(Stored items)
>>>>>
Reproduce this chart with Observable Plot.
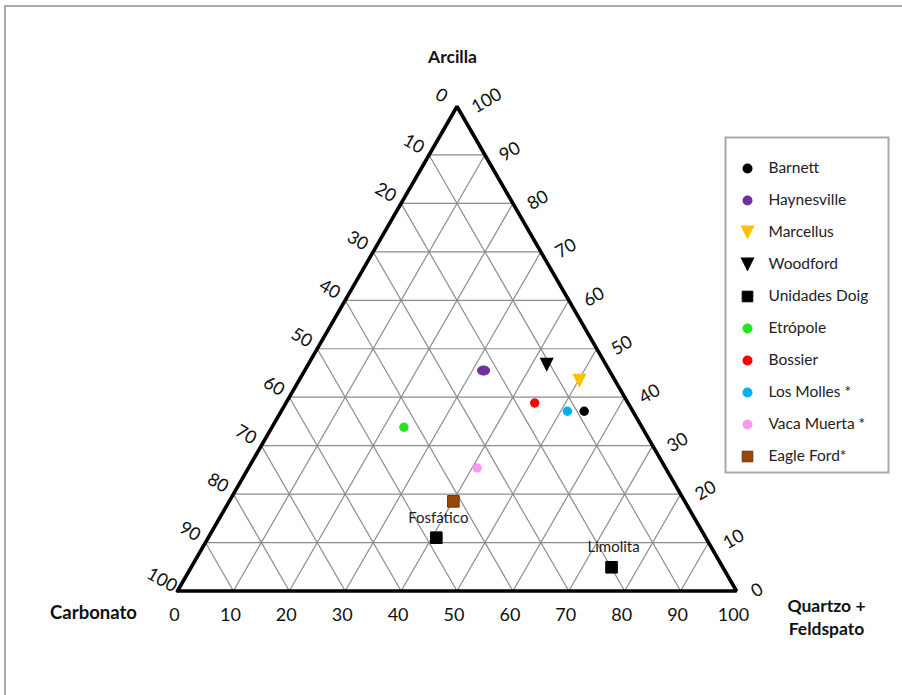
<!DOCTYPE html>
<html><head><meta charset="utf-8">
<script src="https://cdn.jsdelivr.net/npm/d3@7"></script>
<script src="https://cdn.jsdelivr.net/npm/@observablehq/plot@0.6"></script>
<style>
body{margin:0;background:#fff;font-family:Lato,sans-serif;}
#wrap{position:relative;width:902px;height:695px;overflow:hidden;}
#chart{position:absolute;left:0;top:0;}
#legend{position:absolute;left:724px;top:136px;}
#frame{position:absolute;left:4px;top:5px;width:940px;height:760px;border:2px solid #a9a9a9;pointer-events:none;}
</style></head><body>
<div id="wrap"><div id="chart"></div><div id="legend"></div><div id="frame"></div></div>
<script>
// ---- data ----
const series = ["Barnett","Haynesville","Marcellus","Woodford","Unidades Doig","Etrópole","Bossier","Los Molles *","Vaca Muerta *","Eagle Ford*"];
const colors = ["#000000","#7030a0","#ffc000","#000000","#000000","#22e622","#ff0000","#00b0f0","#f59cf2","#984807"];
const shapes = ["circle","ellipse","triangleDown","triangleDown","square","circle","circle","circle","circle","square"];

const sampleSeries = ["Barnett","Haynesville","Marcellus","Woodford","Unidades Doig","Unidades Doig","Etrópole","Bossier","Los Molles *","Vaca Muerta *","Eagle Ford*"];
const sampleLabel  = ["","","","","Fosfático","Limolita","","","","",""];
const arcilla   = [37.1,45.5,43.4,46.7,11.0, 4.9,33.8,38.8,37.1,25.4,18.5];
const quartzo   = [54.2,32.0,50.2,42.7,40.8,75.2,23.6,44.5,51.2,40.9,40.1];
const carbonato = [ 8.7,22.5, 6.4,10.6,48.2,19.9,42.6,16.7,11.7,33.7,41.4];

const ticks = [0,10,20,30,40,50,60,70,80,90,100];
const gridSteps = [10,20,30,40,50,60,70,80,90];

// ---- ternary helpers (x = quartzo + arcilla/2, y = arcilla) ----
const tx = (q, a) => q + a / 2;

const samples = sampleSeries.map((s, i) => {
  const k = series.indexOf(s);
  return {serie: s, label: sampleLabel[i], A: arcilla[i], Q: quartzo[i], C: carbonato[i],
          color: colors[k], edge: d3.color(colors[k]).darker(0.9).formatHex(), shape: shapes[k]};
});

const gridLines = [
  ...gridSteps.map(k => ({x1: tx(0, k), y1: k, x2: tx(100 - k, k), y2: k})),            // constant arcilla
  ...gridSteps.map(k => ({x1: tx(k, 0), y1: 0, x2: tx(k, 100 - k), y2: 100 - k})),      // constant quartzo
  ...gridSteps.map(k => ({x1: tx(100 - k, 0), y1: 0, x2: tx(0, 100 - k), y2: 100 - k})) // constant carbonato
];
const corners = [{q:0,a:0},{q:100,a:0},{q:0,a:100},{q:0,a:0}];

// ---- symbols ----
const rOf = size => Math.sqrt(size / Math.PI);
const triDown = {draw(ctx, size){ const r = rOf(size); ctx.moveTo(-r,-r); ctx.lineTo(r,-r); ctx.lineTo(0,r); ctx.closePath(); }};
const squareSym = {draw(ctx, size){ const r = rOf(size); ctx.rect(-r,-r,2*r,2*r); }};
const ellipseSym = {draw(ctx, size){
  const r = rOf(size), rx = r * 1.3, ry = r, k = 0.5523;
  ctx.moveTo(rx,0);
  ctx.bezierCurveTo(rx, ry*k, rx*k, ry, 0, ry);
  ctx.bezierCurveTo(-rx*k, ry, -rx, ry*k, -rx, 0);
  ctx.bezierCurveTo(-rx, -ry*k, -rx*k, -ry, 0, -ry);
  ctx.bezierCurveTo(rx*k, -ry, rx, -ry*k, rx, 0);
  ctx.closePath();
}};
const symOf = {circle: "circle", ellipse: ellipseSym, triangleDown: triDown, square: squareSym};
const rSize = {circle: 4.7, ellipse: 5, triangleDown: 7, square: 5.8};

const dotMarks = (data, xf, yf, legend) => Object.keys(symOf).map(sh => {
  const sub = data.filter(d => (legend && d.shape === "ellipse" ? "circle" : d.shape) === sh);
  const opts = {y: yf, symbol: symOf[sh],
    r: legend && sh === "square" ? 5.3 : legend && sh === "circle" ? 5 : rSize[sh],
    fill: "color", stroke: sh === "square" ? "edge" : "none", strokeWidth: 1};
  if (legend) { opts.frameAnchor = "left"; opts.dx = 23; } else { opts.x = xf; }
  return Plot.dot(sub, opts);
});

const chart = Plot.plot({
  width: 902, height: 695, margin: 0,
  x: {domain: [0,100], range: [177,736], axis: null},
  y: {domain: [0,100], range: [590.5,106], axis: null},
  color: {type: "identity"},
  style: {fontFamily: "Lato, sans-serif", background: "white", overflow: "visible"},
  marks: [
    Plot.link(gridLines, {x1:"x1", y1:"y1", x2:"x2", y2:"y2", stroke:"#8c8c8c", strokeWidth:1.2}),
    Plot.line(corners, {x: d => tx(d.q, d.a), y: "a", stroke:"black", strokeWidth:3.6, strokeLinejoin:"miter"}),
    // bottom axis: quartzo
    Plot.text(ticks, {x: d => tx(d, 0), y: 0, text: d => String(d), dx: -3, dy: 24.5, fontSize: 18, fill: "#111"}),
    // left axis: carbonato
    Plot.text(ticks, {x: d => tx(0, 100 - d), y: d => 100 - d, text: d => String(d), rotate: 30, dx: -15.5, dy: -11, fontSize: 18, fill: "#111"}),
    // right axis: arcilla
    Plot.text(ticks, {x: d => tx(100 - d, d), y: d => d, text: d => String(d), rotate: -30, textAnchor: "start", dx: 16, dy: 2, fontSize: 18, fill: "#111"}),
    // axis titles
    Plot.text(["Arcilla"], {x: tx(0,100), y: 100, text: d => d, dx: -4.5, dy: -49, fontSize: 17.5, fontWeight: "bold", fill: "#111"}),
    Plot.text(["Carbonato"], {x: tx(0,0), y: 0, text: d => d, dx: -84, dy: 22, fontSize: 18.5, fontWeight: "bold", fill: "#111"}),
    Plot.text(["Quartzo +\nFeldspato"], {x: tx(100,0), y: 0, text: d => d, dx: 90, dy: 25, lineHeight: 1.35, fontSize: 17.5, fontWeight: "bold", fill: "#111"}),
    // sample annotations
    Plot.text(samples.filter(d => d.label), {x: d => tx(d.Q, d.A), y: "A", text: "label", dx: 2, dy: -20, fontSize: 15, fill: "#222"}),
    ...dotMarks(samples, d => tx(d.Q, d.A), "A", false)
  ]
});
document.getElementById("chart").append(chart);

const legendRows = series.map((s, i) => ({name: s, color: colors[i], edge: d3.color(colors[i]).darker(0.9).formatHex(), shape: shapes[i]}));
const legend = Plot.plot({
  width: 165, height: 337, margin: 0,
  y: {type: "point", domain: series, range: [28, 324], padding: 0, axis: null},
  color: {type: "identity"},
  style: {fontFamily: "Lato, sans-serif", background: "white", overflow: "visible"},
  marks: [
    Plot.frame({stroke: "#a9a9a9", strokeWidth: 2, inset: 1}),
    ...dotMarks(legendRows, undefined, "name", true),
    Plot.text(legendRows, {y: "name", text: "name", frameAnchor: "left", dx: 44, textAnchor: "start", fontSize: 15.5, fill: "#222"})
  ]
});
document.getElementById("legend").append(legend);
</script>
</body></html>
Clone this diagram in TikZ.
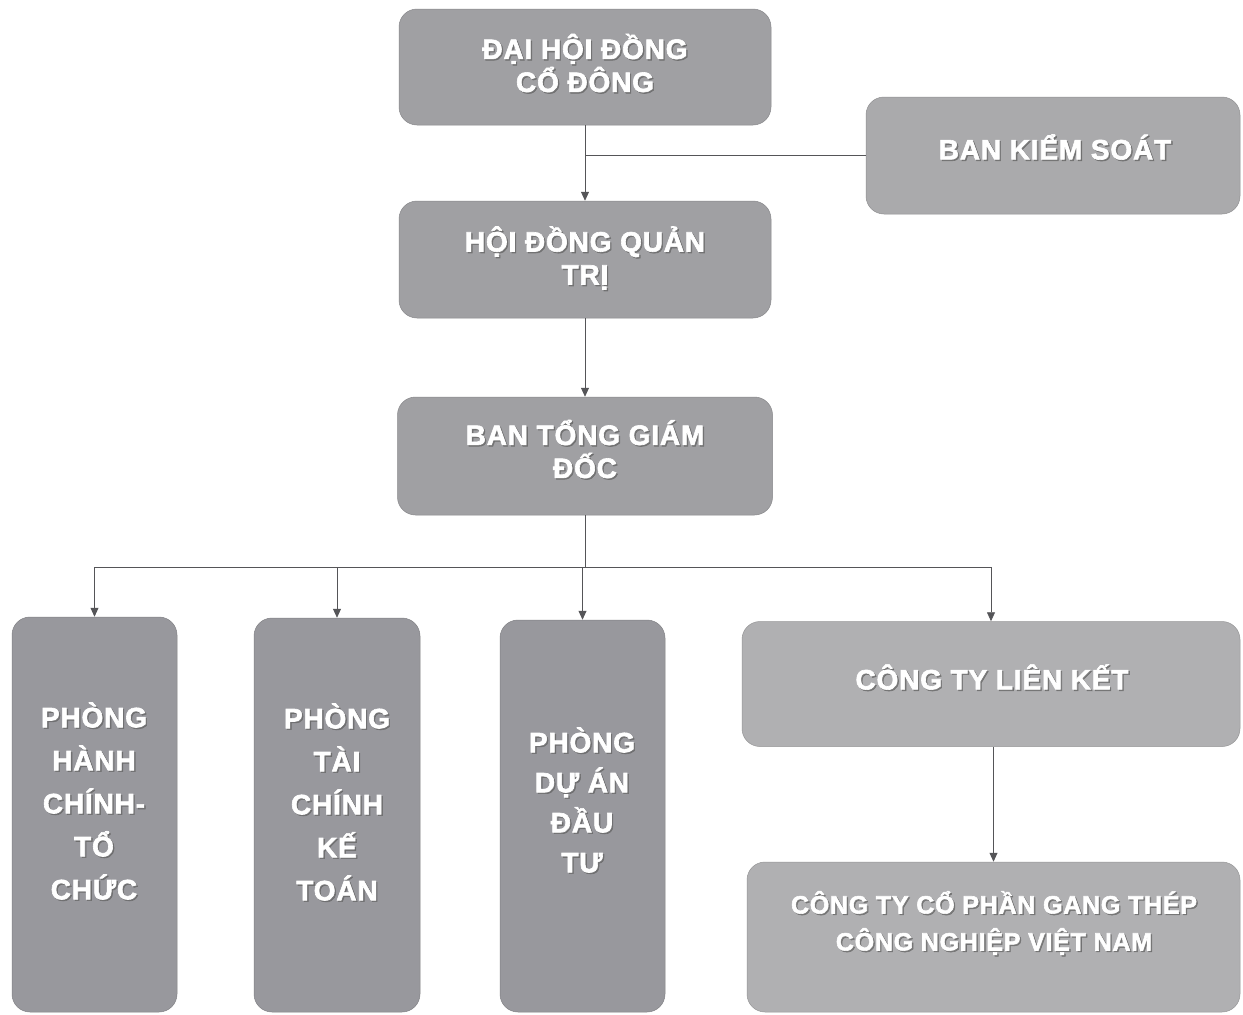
<<<<<
__WHAT YOU HAVE TO DO__: Reproduce every line precisely as given, omitting all pictures.

__TASK SOLUTION__:
Reproduce this chart with Observable Plot.
<!DOCTYPE html>
<html><head><meta charset="utf-8">
<script src="https://cdn.jsdelivr.net/npm/d3@7"></script>
<script src="https://cdn.jsdelivr.net/npm/@observablehq/plot@0.6"></script>
<style>
body{margin:0;background:#fff;font-family:Lato,sans-serif;}
#wrap{position:relative;width:902px;height:695px;overflow:hidden;}
#chart{position:absolute;left:0;top:0;}
#legend{position:absolute;left:724px;top:136px;}
#frame{position:absolute;left:4px;top:5px;width:940px;height:760px;border:2px solid #a9a9a9;pointer-events:none;}
</style></head><body>
<div id="wrap"><div id="chart"></div><div id="legend"></div><div id="frame"></div></div>
<script>
// ---- data ----
const series = ["Barnett","Haynesville","Marcellus","Woodford","Unidades Doig","Etrópole","Bossier","Los Molles *","Vaca Muerta *","Eagle Ford*"];
const colors = ["#000000","#7030a0","#ffc000","#000000","#000000","#22e622","#ff0000","#00b0f0","#f59cf2","#984807"];
const shapes = ["circle","ellipse","triangleDown","triangleDown","square","circle","circle","circle","circle","square"];

const sampleSeries = ["Barnett","Haynesville","Marcellus","Woodford","Unidades Doig","Unidades Doig","Etrópole","Bossier","Los Molles *","Vaca Muerta *","Eagle Ford*"];
const sampleLabel  = ["","","","","Fosfático","Limolita","","","","",""];
const arcilla   = [37.1,45.5,43.4,46.7,11.0, 4.9,33.8,38.8,37.1,25.4,18.5];
const quartzo   = [54.2,32.0,50.2,42.7,40.8,75.2,23.6,44.5,51.2,40.9,40.1];
const carbonato = [ 8.7,22.5, 6.4,10.6,48.2,19.9,42.6,16.7,11.7,33.7,41.4];

const ticks = [0,10,20,30,40,50,60,70,80,90,100];
const gridSteps = [10,20,30,40,50,60,70,80,90];

// ---- ternary helpers (x = quartzo + arcilla/2, y = arcilla) ----
const tx = (q, a) => q + a / 2;

const samples = sampleSeries.map((s, i) => {
  const k = series.indexOf(s);
  return {serie: s, label: sampleLabel[i], A: arcilla[i], Q: quartzo[i], C: carbonato[i],
          color: colors[k], edge: d3.color(colors[k]).darker(0.9).formatHex(), shape: shapes[k]};
});

const gridLines = [
  ...gridSteps.map(k => ({x1: tx(0, k), y1: k, x2: tx(100 - k, k), y2: k})),            // constant arcilla
  ...gridSteps.map(k => ({x1: tx(k, 0), y1: 0, x2: tx(k, 100 - k), y2: 100 - k})),      // constant quartzo
  ...gridSteps.map(k => ({x1: tx(100 - k, 0), y1: 0, x2: tx(0, 100 - k), y2: 100 - k})) // constant carbonato
];
const corners = [{q:0,a:0},{q:100,a:0},{q:0,a:100},{q:0,a:0}];

// ---- symbols ----
const rOf = size => Math.sqrt(size / Math.PI);
const triDown = {draw(ctx, size){ const r = rOf(size); ctx.moveTo(-r,-r); ctx.lineTo(r,-r); ctx.lineTo(0,r); ctx.closePath(); }};
const squareSym = {draw(ctx, size){ const r = rOf(size); ctx.rect(-r,-r,2*r,2*r); }};
const ellipseSym = {draw(ctx, size){
  const r = rOf(size), rx = r * 1.3, ry = r, k = 0.5523;
  ctx.moveTo(rx,0);
  ctx.bezierCurveTo(rx, ry*k, rx*k, ry, 0, ry);
  ctx.bezierCurveTo(-rx*k, ry, -rx, ry*k, -rx, 0);
  ctx.bezierCurveTo(-rx, -ry*k, -rx*k, -ry, 0, -ry);
  ctx.bezierCurveTo(rx*k, -ry, rx, -ry*k, rx, 0);
  ctx.closePath();
}};
const symOf = {circle: "circle", ellipse: ellipseSym, triangleDown: triDown, square: squareSym};
const rSize = {circle: 4.7, ellipse: 5, triangleDown: 7, square: 5.8};

const dotMarks = (data, xf, yf, legend) => Object.keys(symOf).map(sh => {
  const sub = data.filter(d => (legend && d.shape === "ellipse" ? "circle" : d.shape) === sh);
  const opts = {y: yf, symbol: symOf[sh],
    r: legend && sh === "square" ? 5.3 : legend && sh === "circle" ? 5 : rSize[sh],
    fill: "color", stroke: sh === "square" ? "edge" : "none", strokeWidth: 1};
  if (legend) { opts.frameAnchor = "left"; opts.dx = 23; } else { opts.x = xf; }
  return Plot.dot(sub, opts);
});

const chart = Plot.plot({
  width: 902, height: 695, margin: 0,
  x: {domain: [0,100], range: [177,736], axis: null},
  y: {domain: [0,100], range: [590.5,106], axis: null},
  color: {type: "identity"},
  style: {fontFamily: "Lato, sans-serif", background: "white", overflow: "visible"},
  marks: [
    Plot.link(gridLines, {x1:"x1", y1:"y1", x2:"x2", y2:"y2", stroke:"#8c8c8c", strokeWidth:1.2}),
    Plot.line(corners, {x: d => tx(d.q, d.a), y: "a", stroke:"black", strokeWidth:3.6, strokeLinejoin:"miter"}),
    // bottom axis: quartzo
    Plot.text(ticks, {x: d => tx(d, 0), y: 0, text: d => String(d), dx: -3, dy: 24.5, fontSize: 18, fill: "#111"}),
    // left axis: carbonato
    Plot.text(ticks, {x: d => tx(0, 100 - d), y: d => 100 - d, text: d => String(d), rotate: 30, dx: -15.5, dy: -11, fontSize: 18, fill: "#111"}),
    // right axis: arcilla
    Plot.text(ticks, {x: d => tx(100 - d, d), y: d => d, text: d => String(d), rotate: -30, textAnchor: "start", dx: 16, dy: 2, fontSize: 18, fill: "#111"}),
    // axis titles
    Plot.text(["Arcilla"], {x: tx(0,100), y: 100, text: d => d, dx: -4.5, dy: -49, fontSize: 17.5, fontWeight: "bold", fill: "#111"}),
    Plot.text(["Carbonato"], {x: tx(0,0), y: 0, text: d => d, dx: -84, dy: 22, fontSize: 18.5, fontWeight: "bold", fill: "#111"}),
    Plot.text(["Quartzo +\nFeldspato"], {x: tx(100,0), y: 0, text: d => d, dx: 90, dy: 25, lineHeight: 1.35, fontSize: 17.5, fontWeight: "bold", fill: "#111"}),
    // sample annotations
    Plot.text(samples.filter(d => d.label), {x: d => tx(d.Q, d.A), y: "A", text: "label", dx: 2, dy: -20, fontSize: 15, fill: "#222"}),
    ...dotMarks(samples, d => tx(d.Q, d.A), "A", false)
  ]
});
document.getElementById("chart").append(chart);

const legendRows = series.map((s, i) => ({name: s, color: colors[i], edge: d3.color(colors[i]).darker(0.9).formatHex(), shape: shapes[i]}));
const legend = Plot.plot({
  width: 165, height: 337, margin: 0,
  y: {type: "point", domain: series, range: [28, 324], padding: 0, axis: null},
  color: {type: "identity"},
  style: {fontFamily: "Lato, sans-serif", background: "white", overflow: "visible"},
  marks: [
    Plot.frame({stroke: "#a9a9a9", strokeWidth: 2, inset: 1}),
    ...dotMarks(legendRows, undefined, "name", true),
    Plot.text(legendRows, {y: "name", text: "name", frameAnchor: "left", dx: 44, textAnchor: "start", fontSize: 15.5, fill: "#222"})
  ]
});
document.getElementById("legend").append(legend);
</script>
</body></html>
Clone this diagram in TikZ.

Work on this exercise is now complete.